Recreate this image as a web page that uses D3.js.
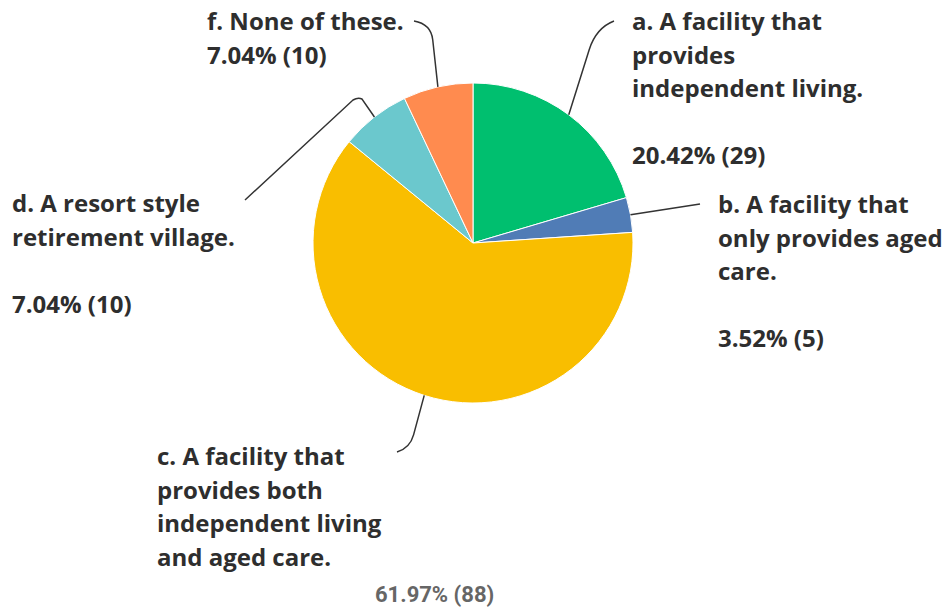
<!DOCTYPE html>
<html>
<head>
<meta charset="utf-8">
<script src="https://cdn.jsdelivr.net/npm/d3@7"></script>
<style>
  body { margin: 0; background: #fff; }
  text { font-family: "Open Sans", sans-serif; }
</style>
</head>
<body>
<div id="chart"></div>
<script>
// answer options, in the order the slices run clockwise from 12 o'clock
var keys = ["a", "b", "c", "d", "f"];
var counts = [29, 5, 88, 10, 10];
var colors = ["#00bf6f", "#507cb6", "#f9be00", "#6bc8cd", "#ff8b4f"];
var labels = [
  ["a. A facility that", "provides", "independent living."],
  ["b. A facility that", "only provides aged", "care."],
  ["c. A facility that", "provides both", "independent living", "and aged care."],
  ["d. A resort style", "retirement village."],
  ["f. None of these."]
];

var W = 948, H = 610;
var cx = 473, cy = 243, R = 160;
var lineH = 33.5;

// where each label block goes and how its leader line bends
var layout = {
  a: { x: 632, y: 30, gap: true, end: [614, 21], ctrl: [596, 28] },
  b: { x: 718, y: 213, gap: true, end: [700, 204], ctrl: null },
  c: { x: 157, y: 465, gap: false, end: [397, 452], ctrl: [410, 448], pct: [375, 602] },
  d: { x: 12, y: 212, gap: true, end: [245, 200], ctrl: null, bend: [358, 97] },
  f: { x: 207, y: 30, gap: false, end: [414, 21], ctrl: [431, 24] }
};

var total = d3.sum(counts);
var data = keys.map(function (k, i) {
  return { key: k, value: counts[i], color: colors[i], lines: labels[i] };
});

var svg = d3.select("#chart").append("svg")
  .attr("width", W).attr("height", H);

var pie = d3.pie().sort(null).value(function (d) { return d.value; });
var arcs = pie(data);
var arc = d3.arc().innerRadius(0).outerRadius(R);
var edge = d3.arc().innerRadius(R).outerRadius(R);

var g = svg.append("g").attr("transform", "translate(" + cx + "," + cy + ")");
g.selectAll("path.slice")
  .data(arcs)
  .enter().append("path")
  .attr("class", "slice")
  .attr("d", arc)
  .attr("fill", function (d) { return d.data.color; })
  .attr("stroke", "#fff")
  .attr("stroke-width", 1);

var fmt = d3.format(".2f");

arcs.forEach(function (a) {
  var L = layout[a.data.key];
  var p = edge.centroid(a);
  var sx = cx + p[0], sy = cy + p[1];
  var path = d3.path();
  path.moveTo(sx, sy);
  if (L.bend) {
    path.lineTo(L.bend[0] + 4, L.bend[1] + 2);
    path.quadraticCurveTo(L.bend[0], L.bend[1], L.bend[0] - 5, L.bend[1] + 3);
    path.lineTo(L.end[0], L.end[1]);
  } else if (L.ctrl) {
    var mx = L.ctrl[0] + (sx - L.ctrl[0]) * 0.25, my = L.ctrl[1] + (sy - L.ctrl[1]) * 0.25;
    path.lineTo(mx, my);
    path.quadraticCurveTo(L.ctrl[0], L.ctrl[1], L.end[0], L.end[1]);
  } else {
    path.lineTo(L.end[0], L.end[1]);
  }
  svg.append("path")
    .attr("d", path.toString())
    .attr("fill", "none")
    .attr("stroke", "#333")
    .attr("stroke-width", 1.5);

  var pctText = fmt(a.data.value / total * 100) + "% (" + a.data.value + ")";
  var lines = a.data.lines.slice();
  if (!L.pct) {
    if (L.gap) lines.push("");
    lines.push(pctText);
  }
  var t = svg.append("text")
    .attr("x", L.x).attr("y", L.y)
    .attr("fill", "#2e2e2e")
    .style("font-size", "24px")
    .style("font-weight", 700);
  lines.forEach(function (s, i) {
    t.append("tspan")
      .attr("x", L.x)
      .attr("y", L.y + i * lineH)
      .text(s);
  });
  if (L.pct) {
    svg.append("text")
      .attr("x", L.pct[0]).attr("y", L.pct[1])
      .attr("fill", "#666")
      .style("font-family", "Roboto, sans-serif")
      .style("font-size", "22px")
      .style("font-weight", 700)
      .text(pctText);
  }
});
</script>
</body>
</html>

......

What you have to do » Give the data again exactly as written, with all pictures left out.

Final answer »
Recreate this image as a web page that uses D3.js.
<!DOCTYPE html>
<html>
<head>
<meta charset="utf-8">
<script src="https://cdn.jsdelivr.net/npm/d3@7"></script>
<style>
  body { margin: 0; background: #fff; }
  text { font-family: "Open Sans", sans-serif; }
</style>
</head>
<body>
<div id="chart"></div>
<script>
// answer options, in the order the slices run clockwise from 12 o'clock
var keys = ["a", "b", "c", "d", "f"];
var counts = [29, 5, 88, 10, 10];
var colors = ["#00bf6f", "#507cb6", "#f9be00", "#6bc8cd", "#ff8b4f"];
var labels = [
  ["a. A facility that", "provides", "independent living."],
  ["b. A facility that", "only provides aged", "care."],
  ["c. A facility that", "provides both", "independent living", "and aged care."],
  ["d. A resort style", "retirement village."],
  ["f. None of these."]
];

var W = 948, H = 610;
var cx = 473, cy = 243, R = 160;
var lineH = 33.5;

// where each label block goes and how its leader line bends
var layout = {
  a: { x: 632, y: 30, gap: true, end: [614, 21], ctrl: [596, 28] },
  b: { x: 718, y: 213, gap: true, end: [700, 204], ctrl: null },
  c: { x: 157, y: 465, gap: false, end: [397, 452], ctrl: [410, 448], pct: [375, 602] },
  d: { x: 12, y: 212, gap: true, end: [245, 200], ctrl: null, bend: [358, 97] },
  f: { x: 207, y: 30, gap: false, end: [414, 21], ctrl: [431, 24] }
};

var total = d3.sum(counts);
var data = keys.map(function (k, i) {
  return { key: k, value: counts[i], color: colors[i], lines: labels[i] };
});

var svg = d3.select("#chart").append("svg")
  .attr("width", W).attr("height", H);

var pie = d3.pie().sort(null).value(function (d) { return d.value; });
var arcs = pie(data);
var arc = d3.arc().innerRadius(0).outerRadius(R);
var edge = d3.arc().innerRadius(R).outerRadius(R);

var g = svg.append("g").attr("transform", "translate(" + cx + "," + cy + ")");
g.selectAll("path.slice")
  .data(arcs)
  .enter().append("path")
  .attr("class", "slice")
  .attr("d", arc)
  .attr("fill", function (d) { return d.data.color; })
  .attr("stroke", "#fff")
  .attr("stroke-width", 1);

var fmt = d3.format(".2f");

arcs.forEach(function (a) {
  var L = layout[a.data.key];
  var p = edge.centroid(a);
  var sx = cx + p[0], sy = cy + p[1];
  var path = d3.path();
  path.moveTo(sx, sy);
  if (L.bend) {
    path.lineTo(L.bend[0] + 4, L.bend[1] + 2);
    path.quadraticCurveTo(L.bend[0], L.bend[1], L.bend[0] - 5, L.bend[1] + 3);
    path.lineTo(L.end[0], L.end[1]);
  } else if (L.ctrl) {
    var mx = L.ctrl[0] + (sx - L.ctrl[0]) * 0.25, my = L.ctrl[1] + (sy - L.ctrl[1]) * 0.25;
    path.lineTo(mx, my);
    path.quadraticCurveTo(L.ctrl[0], L.ctrl[1], L.end[0], L.end[1]);
  } else {
    path.lineTo(L.end[0], L.end[1]);
  }
  svg.append("path")
    .attr("d", path.toString())
    .attr("fill", "none")
    .attr("stroke", "#333")
    .attr("stroke-width", 1.5);

  var pctText = fmt(a.data.value / total * 100) + "% (" + a.data.value + ")";
  var lines = a.data.lines.slice();
  if (!L.pct) {
    if (L.gap) lines.push("");
    lines.push(pctText);
  }
  var t = svg.append("text")
    .attr("x", L.x).attr("y", L.y)
    .attr("fill", "#2e2e2e")
    .style("font-size", "24px")
    .style("font-weight", 700);
  lines.forEach(function (s, i) {
    t.append("tspan")
      .attr("x", L.x)
      .attr("y", L.y + i * lineH)
      .text(s);
  });
  if (L.pct) {
    svg.append("text")
      .attr("x", L.pct[0]).attr("y", L.pct[1])
      .attr("fill", "#666")
      .style("font-family", "Roboto, sans-serif")
      .style("font-size", "22px")
      .style("font-weight", 700)
      .text(pctText);
  }
});
</script>
</body>
</html>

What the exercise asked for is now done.